--- WORK TO COMPLETE ---
Can you transcribe the data exactly? Leave the pictures out.

Start

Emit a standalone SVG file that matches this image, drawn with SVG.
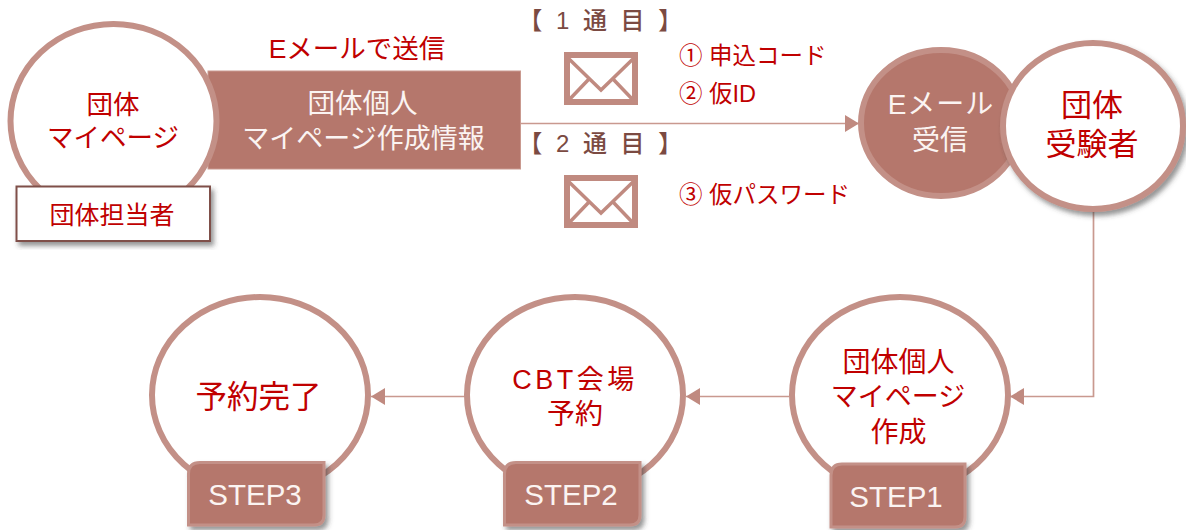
<svg xmlns="http://www.w3.org/2000/svg" width="1186" height="530" viewBox="0 0 1186 530">
<style>
text{font-family:"Liberation Sans","Noto Sans CJK JP",sans-serif;text-anchor:middle}
.red{fill:#c00000}
.wh{fill:#fbf4f2}
.hd{fill:#7b4a42;font-size:24px;font-weight:500;letter-spacing:3.500px}
.li{fill:#c00000;font-size:23.500px;text-anchor:start}
.ring{fill:#fff;stroke:#c39087;stroke-width:6}
.step{fill:#b5776c;stroke:#c39087;stroke-width:3}
.stept{font-size:29.500px}
.conn{fill:none;stroke:#c9998f;stroke-width:1.7}
.env{fill:#fff;stroke:#c08a80;stroke-width:6}
.envl{fill:none;stroke:#c08a80;stroke-width:3.5}
</style>
<defs>
<marker id="arr" markerUnits="userSpaceOnUse" markerWidth="15" markerHeight="18" refX="14" refY="8.5" orient="auto"><path d="M0 0L14 8.5L0 17Z" fill="#c08a80"/></marker>
<filter id="sh" x="-10%" y="-10%" width="125%" height="125%"><feDropShadow dx="3" dy="4" stdDeviation="2.5" flood-color="#3c3c3c" flood-opacity=".55"/></filter>
</defs>
<g id="connectors">
<path class="conn" d="M520 123.500H859" marker-end="url(#arr)"/>
<path class="conn" d="M1093.500 208V396.500H1010" marker-end="url(#arr)"/>
<path class="conn" d="M789 396.500H686" marker-end="url(#arr)"/>
<path class="conn" d="M466 396.500H371" marker-end="url(#arr)"/>
</g>
<g id="info">
<rect x="208" y="71" width="312.500" height="98" fill="#b5776c" stroke="#c9998f" stroke-width="1"/>
<text class="wh" font-size="27.500" x="362.500" y="113">団体個人</text>
<text class="wh" font-size="27" x="363.500" y="148">マイページ作成情報</text>
</g>
<g id="mypage">
<ellipse class="ring" cx="113.500" cy="121" rx="103" ry="97"/>
<text class="red" font-size="26.500" x="113" y="114">団体</text>
<text class="red" font-size="26.500" x="113" y="147">マイページ</text>
</g>
<g id="tantou">
<rect x="16.500" y="186.500" width="193.500" height="54.500" fill="#fff" stroke="#7f4f48" stroke-width="2" filter="url(#sh)"/>
<text class="red" font-size="25" x="112" y="224">団体担当者</text>
</g>
<text class="red" font-size="26.500" x="357" y="58">Eメールで送信</text>
<g id="mail1">
<text class="hd" x="602" y="29" xml:space="preserve">【 1 通 目 】</text>
<rect class="env" x="567" y="55" width="68" height="47"/>
<path class="envl" d="M567 57L601 90L635 57M567 102L589 79M635 102L613 79"/>
<text class="li" x="679" y="64">① 申込コード</text>
<text class="li" x="679" y="102">② 仮ID</text>
</g>
<g id="mail2">
<text class="hd" x="602" y="152" xml:space="preserve">【 2 通 目 】</text>
<rect class="env" x="567" y="178" width="68" height="47"/>
<path class="envl" d="M567 180L601 213L635 180M567 225L589 202M635 225L613 202"/>
<text class="li" x="679" y="203">③ 仮パスワード</text>
</g>
<g id="receive">
<ellipse cx="941" cy="123" rx="80" ry="73" fill="#b5776c" stroke="#c39087" stroke-width="6"/>
<text class="wh" font-size="28" letter-spacing="1" x="941" y="114">Eメール</text>
<text class="wh" font-size="28" x="940" y="150">受信</text>
</g>
<g id="examinee">
<ellipse class="ring" cx="1093" cy="126" rx="90" ry="83" filter="url(#sh)"/>
<text class="red" font-size="31" x="1092" y="116">団体</text>
<text class="red" font-size="31" x="1092" y="155">受験者</text>
</g>
<g id="step3">
<ellipse class="ring" cx="260" cy="395" rx="108" ry="98"/>
<text class="red" font-size="31.500" x="258.500" y="408">予約完了</text>
<path class="step" d="M200 462.500H324V515Q324 525 314 525H188.500V474Q188.500 462.500 200 462.500Z" filter="url(#sh)"/>
<text class="wh stept" x="255" y="505">STEP3</text>
</g>
<g id="step2">
<ellipse class="ring" cx="575" cy="395" rx="108" ry="98"/>
<text class="red" font-size="27" x="575" y="389" letter-spacing="3.500">CBT会場</text>
<text class="red" font-size="28" x="575" y="424">予約</text>
<path class="step" d="M516 462.500H640V515Q640 525 630 525H504.500V474Q504.500 462.500 516 462.500Z" filter="url(#sh)"/>
<text class="wh stept" x="571" y="505">STEP2</text>
</g>
<g id="step1">
<ellipse class="ring" cx="900" cy="395" rx="108" ry="98"/>
<text class="red" font-size="28" x="898.500" y="372">団体個人</text>
<text class="red" font-size="27" x="898" y="406">マイページ</text>
<text class="red" font-size="28" x="898.500" y="442">作成</text>
<path class="step" d="M842 464H965V517Q965 527 955 527H831V475.500Q831 464 842 464Z" filter="url(#sh)"/>
<text class="wh stept" x="896" y="507">STEP1</text>
</g>
</svg>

End

--- TASK RESULT ---
Emit a standalone SVG file that matches this image, drawn with SVG.
<svg xmlns="http://www.w3.org/2000/svg" width="1186" height="530" viewBox="0 0 1186 530">
<style>
text{font-family:"Liberation Sans","Noto Sans CJK JP",sans-serif;text-anchor:middle}
.red{fill:#c00000}
.wh{fill:#fbf4f2}
.hd{fill:#7b4a42;font-size:24px;font-weight:500;letter-spacing:3.500px}
.li{fill:#c00000;font-size:23.500px;text-anchor:start}
.ring{fill:#fff;stroke:#c39087;stroke-width:6}
.step{fill:#b5776c;stroke:#c39087;stroke-width:3}
.stept{font-size:29.500px}
.conn{fill:none;stroke:#c9998f;stroke-width:1.7}
.env{fill:#fff;stroke:#c08a80;stroke-width:6}
.envl{fill:none;stroke:#c08a80;stroke-width:3.5}
</style>
<defs>
<marker id="arr" markerUnits="userSpaceOnUse" markerWidth="15" markerHeight="18" refX="14" refY="8.5" orient="auto"><path d="M0 0L14 8.5L0 17Z" fill="#c08a80"/></marker>
<filter id="sh" x="-10%" y="-10%" width="125%" height="125%"><feDropShadow dx="3" dy="4" stdDeviation="2.5" flood-color="#3c3c3c" flood-opacity=".55"/></filter>
</defs>
<g id="connectors">
<path class="conn" d="M520 123.500H859" marker-end="url(#arr)"/>
<path class="conn" d="M1093.500 208V396.500H1010" marker-end="url(#arr)"/>
<path class="conn" d="M789 396.500H686" marker-end="url(#arr)"/>
<path class="conn" d="M466 396.500H371" marker-end="url(#arr)"/>
</g>
<g id="info">
<rect x="208" y="71" width="312.500" height="98" fill="#b5776c" stroke="#c9998f" stroke-width="1"/>
<text class="wh" font-size="27.500" x="362.500" y="113">団体個人</text>
<text class="wh" font-size="27" x="363.500" y="148">マイページ作成情報</text>
</g>
<g id="mypage">
<ellipse class="ring" cx="113.500" cy="121" rx="103" ry="97"/>
<text class="red" font-size="26.500" x="113" y="114">団体</text>
<text class="red" font-size="26.500" x="113" y="147">マイページ</text>
</g>
<g id="tantou">
<rect x="16.500" y="186.500" width="193.500" height="54.500" fill="#fff" stroke="#7f4f48" stroke-width="2" filter="url(#sh)"/>
<text class="red" font-size="25" x="112" y="224">団体担当者</text>
</g>
<text class="red" font-size="26.500" x="357" y="58">Eメールで送信</text>
<g id="mail1">
<text class="hd" x="602" y="29" xml:space="preserve">【 1 通 目 】</text>
<rect class="env" x="567" y="55" width="68" height="47"/>
<path class="envl" d="M567 57L601 90L635 57M567 102L589 79M635 102L613 79"/>
<text class="li" x="679" y="64">① 申込コード</text>
<text class="li" x="679" y="102">② 仮ID</text>
</g>
<g id="mail2">
<text class="hd" x="602" y="152" xml:space="preserve">【 2 通 目 】</text>
<rect class="env" x="567" y="178" width="68" height="47"/>
<path class="envl" d="M567 180L601 213L635 180M567 225L589 202M635 225L613 202"/>
<text class="li" x="679" y="203">③ 仮パスワード</text>
</g>
<g id="receive">
<ellipse cx="941" cy="123" rx="80" ry="73" fill="#b5776c" stroke="#c39087" stroke-width="6"/>
<text class="wh" font-size="28" letter-spacing="1" x="941" y="114">Eメール</text>
<text class="wh" font-size="28" x="940" y="150">受信</text>
</g>
<g id="examinee">
<ellipse class="ring" cx="1093" cy="126" rx="90" ry="83" filter="url(#sh)"/>
<text class="red" font-size="31" x="1092" y="116">団体</text>
<text class="red" font-size="31" x="1092" y="155">受験者</text>
</g>
<g id="step3">
<ellipse class="ring" cx="260" cy="395" rx="108" ry="98"/>
<text class="red" font-size="31.500" x="258.500" y="408">予約完了</text>
<path class="step" d="M200 462.500H324V515Q324 525 314 525H188.500V474Q188.500 462.500 200 462.500Z" filter="url(#sh)"/>
<text class="wh stept" x="255" y="505">STEP3</text>
</g>
<g id="step2">
<ellipse class="ring" cx="575" cy="395" rx="108" ry="98"/>
<text class="red" font-size="27" x="575" y="389" letter-spacing="3.500">CBT会場</text>
<text class="red" font-size="28" x="575" y="424">予約</text>
<path class="step" d="M516 462.500H640V515Q640 525 630 525H504.500V474Q504.500 462.500 516 462.500Z" filter="url(#sh)"/>
<text class="wh stept" x="571" y="505">STEP2</text>
</g>
<g id="step1">
<ellipse class="ring" cx="900" cy="395" rx="108" ry="98"/>
<text class="red" font-size="28" x="898.500" y="372">団体個人</text>
<text class="red" font-size="27" x="898" y="406">マイページ</text>
<text class="red" font-size="28" x="898.500" y="442">作成</text>
<path class="step" d="M842 464H965V517Q965 527 955 527H831V475.500Q831 464 842 464Z" filter="url(#sh)"/>
<text class="wh stept" x="896" y="507">STEP1</text>
</g>
</svg>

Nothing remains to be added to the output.